Upward momentum in Chinese prices however sustained owing to potential fiscal support in addition to the recently announced RRR cut. In our view, better demand environment in China coupled with lower exports is expected to benefit domestic steel players. We remain positive on the sector with Tata Steel (TP: INR1,950) and JSPL (INR575) as the preferred picks in ferrous.
Domestic HRC prices continue to decline on weak domestic demand
Domestic HRC price in traders’ market slipped a further 1% WoW to INR65,590/t mainly due to subdued domestic demand, particularly for flat products. As a result, exports price of Indian players is the lowest in the region at USD773/t – dropping USD17/t WoW – the most among regional players (USD5/t WoW on average). Besides, domestic HRC prices continue to stay at a premium to landed price of imports from South Korea/Japan, leading to concerns of a pick-up in imports. Longs prices in the secondary market fared better with rebar prices rising USD1,200– 1,500/t WoW, mainly on higher bids by Chinese importers. Going ahead, we will keep close tabs on domestic demand revival as it is the single most important driver for the ferrous sector.

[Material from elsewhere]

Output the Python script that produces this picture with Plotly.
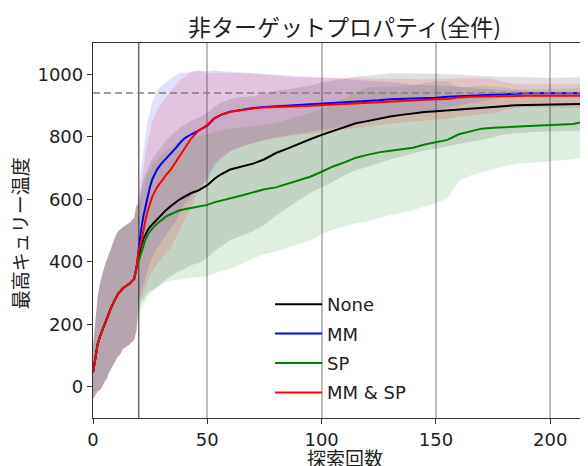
import plotly.graph_objects as go

# ---- data ----
init_steps = list(range(20))
init_mean = [45, 95, 135, 160, 180, 200, 215, 235, 255, 270, 285, 298, 305, 315, 320, 325, 330, 338, 345, 380]
init_std = [85, 120, 150, 170, 180, 185, 190, 190, 195, 200, 200, 200, 200, 195, 195, 195, 195, 195, 195, 200]

steps = [20, 21, 22, 23, 24, 25, 26, 28, 30, 32, 34, 36, 38, 40, 43, 46, 50, 53, 56, 60,
         65, 70, 75, 80, 85, 90, 95, 100, 105, 110, 115, 120, 125, 130, 135, 140, 145, 150,
         155, 160, 165, 170, 175, 180, 185, 190, 195, 200, 205, 210, 216, 220]

none_mean = [415, 450, 472, 488, 502, 512, 520, 535, 550, 566, 578, 590, 600, 608, 620, 628, 645, 665, 680, 695,
             705, 714, 728, 748, 762, 778, 792, 806, 818, 832, 843, 850, 858, 865, 870, 875, 879, 882,
             885, 888, 890, 892, 896, 899, 901, 902, 903, 903, 904, 904, 905, 905]
none_std = [165, 180, 190, 195, 200, 205, 210, 215, 220, 222, 225, 227, 229, 230, 231, 232, 232, 231, 230, 226,
            222, 216, 210, 200, 190, 180, 172, 168, 162, 155, 150, 146, 142, 138, 133, 128, 123, 120,
            115, 110, 106, 102, 98, 92, 90, 88, 87, 86, 86, 85, 85, 85]

mm_mean = [450, 500, 545, 580, 612, 642, 665, 695, 715, 730, 745, 762, 780, 795, 808, 820, 835, 858, 870, 880,
           887, 892, 895, 898, 900, 902, 904, 906, 907, 910, 912, 915, 917, 920, 921, 922, 924, 925,
           928, 930, 932, 934, 936, 937, 938, 939, 939, 939, 939, 939, 939, 939]
mm_std = [170, 195, 215, 230, 240, 245, 248, 250, 250, 245, 240, 235, 225, 210, 200, 190, 175, 155, 140, 128,
          118, 112, 105, 100, 95, 92, 88, 85, 80, 75, 70, 65, 60, 55, 50, 45, 42, 40,
          35, 30, 25, 20, 15, 12, 10, 6, 5, 5, 5, 5, 5, 5]

sp_mean = [405, 430, 452, 472, 488, 498, 507, 522, 535, 545, 552, 558, 565, 568, 572, 577, 582, 590, 595, 602,
           612, 622, 632, 638, 650, 662, 672, 688, 705, 718, 733, 742, 750, 755, 760, 765, 775, 782,
           790, 808, 818, 826, 829, 831, 833, 834, 836, 837, 839, 841, 850, 852]
sp_std = [176, 185, 190, 195, 198, 200, 202, 205, 208, 210, 213, 217, 220, 222, 224, 226, 228, 227, 226, 224,
          218, 212, 207, 205, 205, 205, 203, 200, 202, 205, 210, 215, 210, 205, 203, 200, 198, 195,
          188, 150, 142, 139, 132, 125, 120, 118, 116, 115, 114, 113, 112, 112]

mmsp_mean = [435, 460, 500, 535, 565, 590, 610, 638, 660, 678, 695, 718, 740, 762, 795, 818, 838, 860, 870, 880,
             886, 890, 894, 896, 897, 898, 899, 900, 903, 905, 907, 910, 912, 914, 915, 917, 918, 920,
             921, 926, 928, 929, 930, 930, 931, 931, 931, 931, 931, 931, 931, 931]
mmsp_std = [150, 180, 200, 215, 225, 235, 240, 245, 250, 250, 250, 245, 240, 230, 215, 195, 165, 145, 135, 125,
            118, 112, 105, 100, 95, 92, 90, 88, 85, 82, 80, 77, 75, 72, 70, 68, 66, 65,
            64, 62, 60, 58, 55, 45, 38, 37, 37, 37, 37, 37, 37, 37]

labels = ["None", "MM", "SP", "MM & SP"]
colors = ["#000000", "#0000ff", "#008000", "#ff0000"]
fills = ["rgba(0,0,0,0.12)", "rgba(0,0,255,0.12)", "rgba(0,128,0,0.12)", "rgba(255,0,0,0.12)"]
means = [none_mean, mm_mean, sp_mean, mmsp_mean]
stds = [none_std, mm_std, sp_std, mmsp_std]

best_value = 940
x_ticks = [0, 50, 100, 150, 200]
y_ticks = [0, 200, 400, 600, 800, 1000]

JP = "Noto Sans CJK JP"
LAT = "DejaVu Sans"

fig = go.Figure()
xs = init_steps + steps

for lab, fc, m, s in zip(labels, fills, means, stds):
    mean = init_mean + m
    sd = init_std + s
    lo = [a - b for a, b in zip(mean, sd)]
    hi = [a + b for a, b in zip(mean, sd)]
    fig.add_trace(go.Scatter(x=xs, y=lo, mode="lines", line=dict(width=0),
                             showlegend=False, hoverinfo="skip", legendgroup=lab))
    fig.add_trace(go.Scatter(x=xs, y=hi, mode="lines", line=dict(width=0), fill="tonexty",
                             fillcolor=fc, showlegend=False, hoverinfo="skip", legendgroup=lab))

for lab, col, m in zip(labels, colors, means):
    fig.add_trace(go.Scatter(x=xs, y=init_mean + m, mode="lines", name=lab,
                             line=dict(color=col, width=2), legendgroup=lab))

fig.add_shape(type="line", xref="x", yref="paper", x0=20, x1=20, y0=0, y1=1,
              line=dict(color="#6e6e6e", width=1.5), layer="below")
fig.add_shape(type="line", xref="paper", yref="y", x0=0, x1=1, y0=best_value, y1=best_value,
              line=dict(color="#808080", width=1.6, dash="7px,4px"), layer="above")

fig.update_layout(
    width=588, height=466,
    margin=dict(l=85, r=0, t=35, b=56),
    paper_bgcolor="white", plot_bgcolor="white",
    font=dict(family=LAT, size=18, color="#222222"),
    title=dict(text="非ターゲットプロパティ(全件)", x=0.5, xref="paper", xanchor="center",
               y=1 - 20 / 466, yref="container", yanchor="middle",
               font=dict(family=JP, size=23, color="#222222")),
    showlegend=True,
    legend=dict(x=0.352, y=0.352, xanchor="left", yanchor="top", bgcolor="rgba(0,0,0,0)",
                borderwidth=0, font=dict(family=LAT, size=18, color="#222222"),
                tracegroupgap=3, traceorder="grouped", itemwidth=47),
    annotations=[
        dict(text="探索回数", xref="paper", yref="paper", x=0.5, y=-0.104,
             xanchor="center", yanchor="middle", showarrow=False,
             font=dict(family=JP, size=19, color="#222222")),
        dict(text="最高キュリー温度", xref="paper", yref="paper", x=-0.147, y=0.493,
             xanchor="center", yanchor="middle", showarrow=False, textangle=-90,
             font=dict(family=JP, size=19, color="#222222")),
    ],
)

fig.update_xaxes(range=[0, 220], tickvals=x_ticks, ticks="outside", ticklen=5, tickwidth=1.3,
                 tickcolor="#333333", showline=True, linecolor="#333333", linewidth=1.3, mirror=True,
                 showgrid=True, gridcolor="#bdbdbd", gridwidth=1.5, zeroline=False, automargin=False,
                 tickfont=dict(family=LAT, size=18, color="#222222"))
fig.update_yaxes(range=[-100, 1100], tickvals=y_ticks, ticks="outside", ticklen=5, tickwidth=1.3,
                 tickcolor="#333333", showline=True, linecolor="#333333", linewidth=1.3,
                 showgrid=False, zeroline=False, automargin=False,
                 tickfont=dict(family=LAT, size=18, color="#222222"))

fig.write_html("out.html")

Optimism builds up in China
China’s HRC/rebar prices rose further this week on hopes of stimulus measures as early as Jan-22. As a result, both finished steel consumption and production rose this week. In case of longs, demand is showing signs of revival at the start of the winter-storage season and a few mills already offering material for shipment from Feb-22 onwards. The continued dismal industrial production and credit-related data raises further hopes that Chinese authorities will take measures to stimulate growth in the near future.
Outlook: The long parched phase shows signs of ending
Domestic consumption has stayed dismal, particularly for flats. In Q3FY22, we have also seen increased pressure on domestic prices as: i) export realisation is again at a discount; and ii) demand in the southeast Asia region has remained lacklustre due to re-emergence of covid-19 cases. That said, the recent uptick in Chinese domestic prices raises hopes of a positive rub-off on the domestic market.
Among domestic ferrous stocks, we prefer Tata Steel (due to sustainably better performance of Tata Steel Europe) and JSPL (owing to longs prices faring relatively well). Maintain ‘BUY’ each on Tata Steel (TP: INR1,950; 5.5x FY23E EBITDA) and JSPL (TP: INR575; 5.5x FY23E EBITDA).